Artist Steve Lambert’s sign will go on display tomorrow outside the cafeteria.

by Leah Budson

Even though the Occupy movement has quieted down, conversations about the distribution of wealth are far from over.

Tomorrow between 9:30 a.m. and 1:30 p.m. students and faculty will be asked to consider their position on capitalism by voting the statement “Capitalism works for me!” true or false.

The nine-foot by 20-foot vintage-style sign will go outside the cafeteria. To vote the statement true or false, participants must push a button. Two prominent scoreboards will tally up the votes, said the artist Steve Lambert on WBUR.

Art teacher Shannon Slattery said the interactive element of the sign is one of the most interesting parts. “Good art provokes opinions—positive and negative. A part of all artwork is what the viewer brings to it.”

“Capitalism is the system that we live under in this country. Lambert is asking you to question that system. Are you a person who benefits from this system, or are you a person who feels victimized?”

The sign has already traveled to six locations in Cleveland, Ohio and three in the Boston area: Davis Square in Somerville, the Massachusetts College of Art and Design and Hyde Square in Boston, according to Slattery.

The sign is a off-site project from the 2012 deCordava Sculpture Park and Museum Biennial exhibition.

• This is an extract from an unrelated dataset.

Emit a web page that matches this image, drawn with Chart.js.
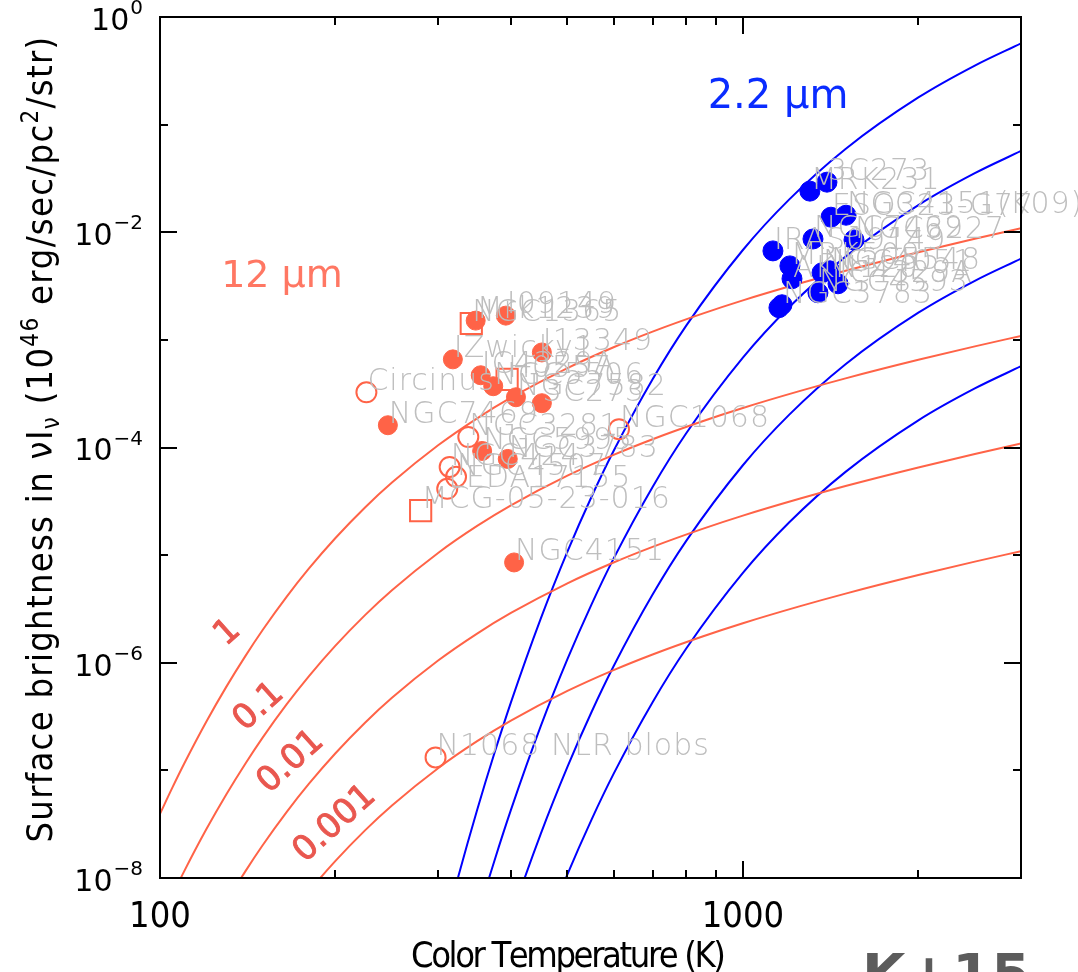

Alex Jacobson ’04, an intern at deCordava with a degree in fine arts, brought the sign to this school, Slattery said.

This school will be the sign’s first time at a high school, according to Slattery, “Getting a lot of different types of people to interact with the sign is part of the artist’s goal.”

Slattery thought that students may not understand how the exhibit is art, but hopes “it will open students’ minds to thinking that there’s more to art than drawings and paintings.”

“What artists learn in school are the basic tools, and after, they can take those tools and go where they want to go with them.”